>> Begin

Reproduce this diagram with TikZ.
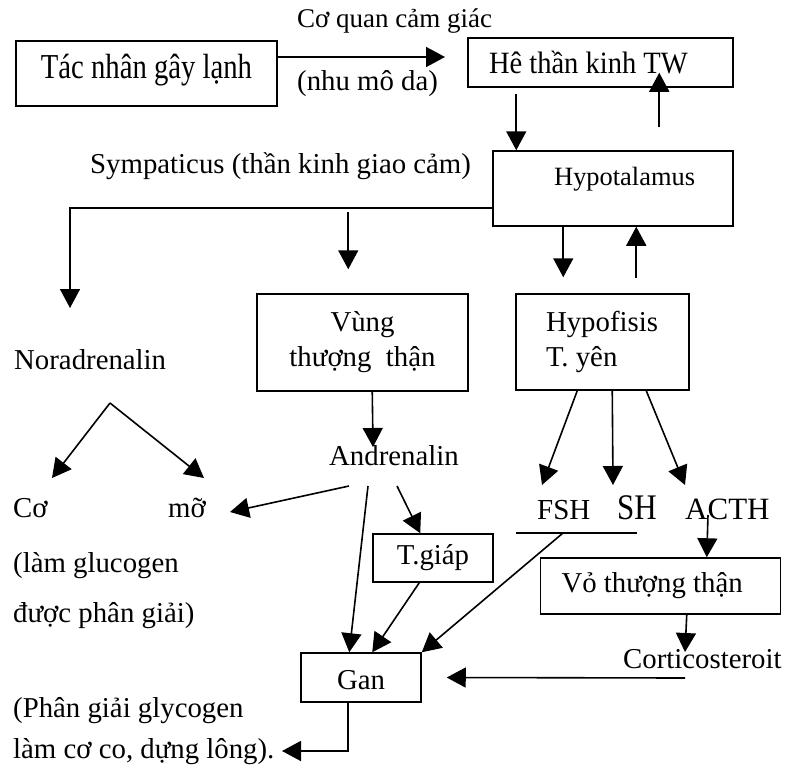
\documentclass[tikz,border=0pt]{standalone}
\usepackage{fontspec}
\setmainfont{Liberation Serif}
\newfontfamily\tacfont{Liberation Serif}[FakeStretch=0.82]
\newfontfamily\twfont{Liberation Serif}[FakeStretch=0.92]
\newfontfamily\shfont{Liberation Serif}[FakeStretch=0.86]
\usetikzlibrary{arrows.meta}

\tikzset{
  box/.style={draw, line width=1.5pt, inner sep=0pt},
  txt/.style={inner sep=0pt, anchor=base west},
  ln/.style={line width=1.6pt},
  arr/.style={line width=1.6pt, -{Triangle[length=19pt,width=20pt]}}
}

\begin{document}
\begin{tikzpicture}[x=1pt, y=-1pt, font=\fontsize{28.8}{35}\selectfont]
    \useasboundingbox (0,0) rectangle (786,776);
    % boxes
    \node[box, font=\tacfont\fontsize{35}{40}\selectfont, minimum width=261pt,
          text height=37pt, text depth=28pt] (tac) at (146.5,73.5) {Tác nhân gây lạnh};
    \node[box, font=\twfont\fontsize{31}{35}\selectfont, text height=36pt, text depth=13pt,
          text width=223pt, inner xsep=21pt, align=flush left] (tw) at (600.5,62.5) {Hê thần kinh TW};
    \node[box, font=\fontsize{26.4}{30}\selectfont, text width=164pt, inner xsep=38pt, align=flush right,
          text height=34pt, text depth=41pt] (hypot) at (613,188.5) {Hypotalamus};
    \node[box, minimum width=211pt, minimum height=97pt, align=center] (vung) at (362.5,342.5) {Vùng\\thượng\ \ thận};
    \node[box, minimum height=96pt, text width=113pt, inner xsep=30pt, align=flush left] (hypof) at (602.5,342) {Hypofisis\\T. yên};
    \node[box, minimum width=120pt, minimum height=48pt] (tgiap) at (433,558) {T.giáp};
    \node[box, minimum height=56pt, text width=198pt, inner xsep=21pt, align=flush left] (vo) at (660.5,586) {Vỏ thượng thận};
    \node[box, minimum width=120pt, text height=36pt, text depth=13pt] (gan) at (361,677.5) {Gan};
    % free texts
    \node[txt, font=\fontsize{27}{32}\selectfont] (cqcg) at (297,28) {Cơ quan cảm giác};
    \node[txt] (nmd) at (297,90) {(nhu mô da)};
    \node[txt] (symp) at (90,173) {Sympaticus (thần kinh giao cảm)};
    \node[txt] (nor) at (14,369) {Noradrenalin};
    \node[txt] (andr) at (329,465) {Andrenalin};
    \node[txt] (co) at (13,517) {Cơ};
    \node[txt] (mo) at (168,517) {mỡ};
    \node[txt] (lam1) at (13,572) {(làm glucogen};
    \node[txt] (duoc) at (13,622) {được phân giải)};
    \node[txt] (phan) at (13,717) {(Phân giải glycogen};
    \node[txt] (lam2) at (13,758) {làm cơ co, dựng lông).};
    \node[txt, font=\fontsize{29}{32}\selectfont] (fsh) at (537,519) {FSH};
    \node[txt, font=\shfont\fontsize{36}{40}\selectfont] (sh) at (617,519) {SH};
    \node[txt, font=\fontsize{31}{35}\selectfont] (acth) at (685,519) {ACTH};
    \node[txt] (cort) at (623,668) {Corticosteroit};
    % free ends
    \coordinate (sens) at (445,57);
    \coordinate (norin) at (70,308);
    \coordinate (split) at (110,403);
    \coordinate (coin) at (52,478);
    \coordinate (moin) at (204,478);
    \coordinate (mor) at (230,512);
    \coordinate (fshL) at (516,533);
    \coordinate (fshR) at (637,533);
    \coordinate (lamout) at (282,751);
    % connectors
    \draw[arr] (tac.east |- sens) -- (sens);
    \draw[arr] ([xshift=49pt,yshift=-6pt]tw.south west) -- ([xshift=24pt]hypot.north west);
    \draw[arr] ([xshift=167pt,yshift=23pt]hypot.north west) -- ([xshift=192pt,yshift=15pt]tw.south west);
    \draw[arr] ([yshift=-19.5pt]hypot.west) -| (norin);
    \draw[arr] ([xshift=92pt,yshift=81pt]vung.north west) -- ([xshift=92pt,yshift=24pt]vung.north west);
    \draw[arr] (split) -- (coin);
    \draw[arr] (split) -- (moin);
    \draw[arr] ([xshift=116pt]vung.south west) -- ([xshift=44pt,yshift=18pt]andr.base west);
    \draw[arr] ([xshift=20pt,yshift=-21pt]andr.base west) -- (mor);
    \draw[arr] ([xshift=39pt,yshift=-21pt]andr.base west) -- ([xshift=49pt]gan.north west);
    \draw[arr] ([xshift=68pt,yshift=-21pt]andr.base west) -- ([xshift=48pt]tgiap.north west);
    \draw[arr] ([xshift=47pt]tgiap.south west) -- ([xshift=72pt]gan.north west);
    \draw[arr] ([xshift=71pt]hypot.south west) -- ([xshift=48pt,yshift=16pt]hypof.north west);
    \draw[arr] ([xshift=121pt,yshift=15pt]hypof.north west) -- ([xshift=144pt]hypot.south west);
    \draw[arr] ([xshift=62pt]hypof.south west) -- ([xshift=5pt,yshift=34pt]fsh.base west);
    \draw[arr] ([xshift=97pt]hypof.south west) -- ([xshift=-4pt,yshift=34pt]sh.base west);
    \draw[arr] ([xshift=131pt]hypof.south west) -- ([yshift=34pt]acth.base west);
    \draw[ln] (fshL) -- (fshR);
    \draw[arr] ([xshift=47pt]fshL) -- (gan.north east);
    \draw[arr] ([xshift=23pt,yshift=4pt]acth.base west) -- ([xshift=167pt]vo.north west);
    \draw[arr] ([xshift=147pt]vo.south west) -- ([xshift=62pt,yshift=16pt]cort.base west);
    \draw[arr] ([xshift=62pt,yshift=-10pt]cort.base west) -- ([xshift=25pt]gan.east);
    \draw[arr] ([xshift=48pt]gan.south west) |- (lamout);
\end{tikzpicture}
\end{document}
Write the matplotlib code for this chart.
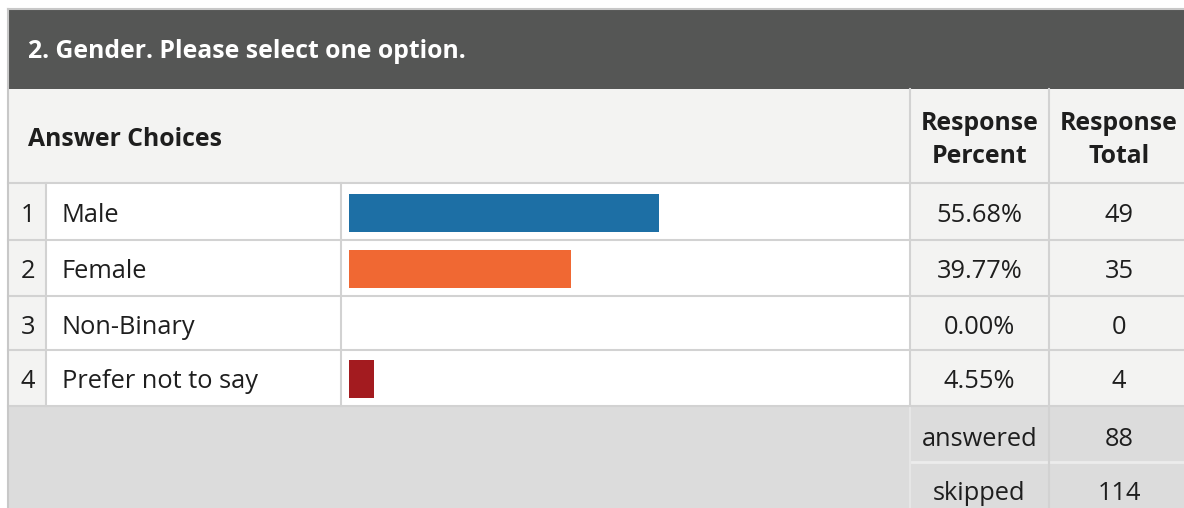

>> End

▶ [SHORT TASK] Find the lines above that contain the word "this" and collect them.

▶ [TASK SOLUTION]
Reproduce this diagram with TikZ.
Write the matplotlib code for this chart.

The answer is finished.